The new device uses a combination of band engineering and plasmonic aluminum gratings. With electron beam evaporation, a thin layer of aluminum was deposited onto a silicon photodetector and topped with an ultrathin oxide coating.
Color selection through the detector is realized through interference effects between the plasmonic grating and the photodetector’s surface. Specifically, the device accumulates charge in an energy well, which, according to the study, “results in photocurrent gain and a plasmonic aluminum grating for photocurrent enhancement and red-green-blue color selectivity.”
“With plasmonic gratings, not only do you get color tunability, you can also enhance near fields,” said LANP graduate researcher Bob Zheng. “The near-field interaction increases the absorption cross section, which means that the grating sort of acts as its own lens.
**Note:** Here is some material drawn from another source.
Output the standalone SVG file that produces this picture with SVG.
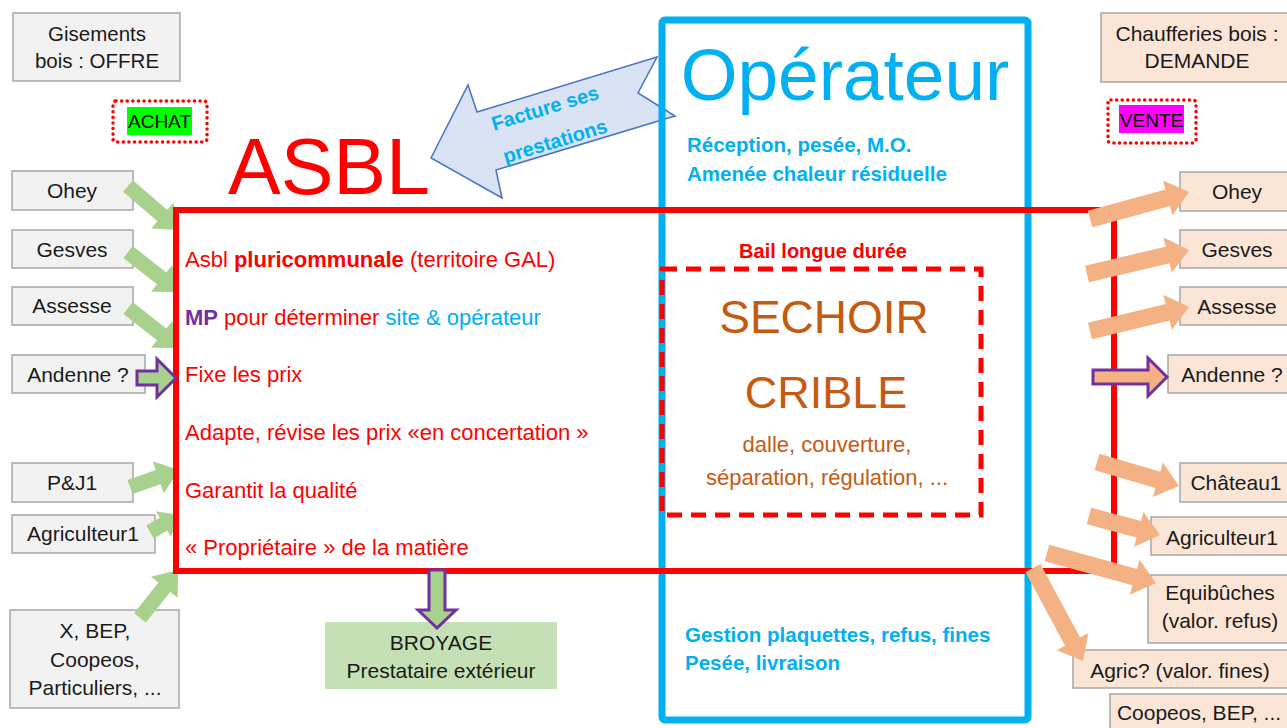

You get this funneling of light into a concentrated area.”
A diagram of the photodetector.
Carefully tuning the oxide thickness, as well as the width and spacing of the slits allowed the researchers to either preferentially direct different colors into the silicon photodetector or reflect it back into free space.
“Not only are we using the photodetector as an amplifier, we’re also using the plasmonic color filter as a way to increase the amount of light that goes into the detector,” Zheng said.
The study notes that this work “provides a more intelligent way to design imaging sensors by integrating amplifiers and color filters directly into pixels.”
The research was published in Advanced Materials (doi: 10.1002/adma.201401168).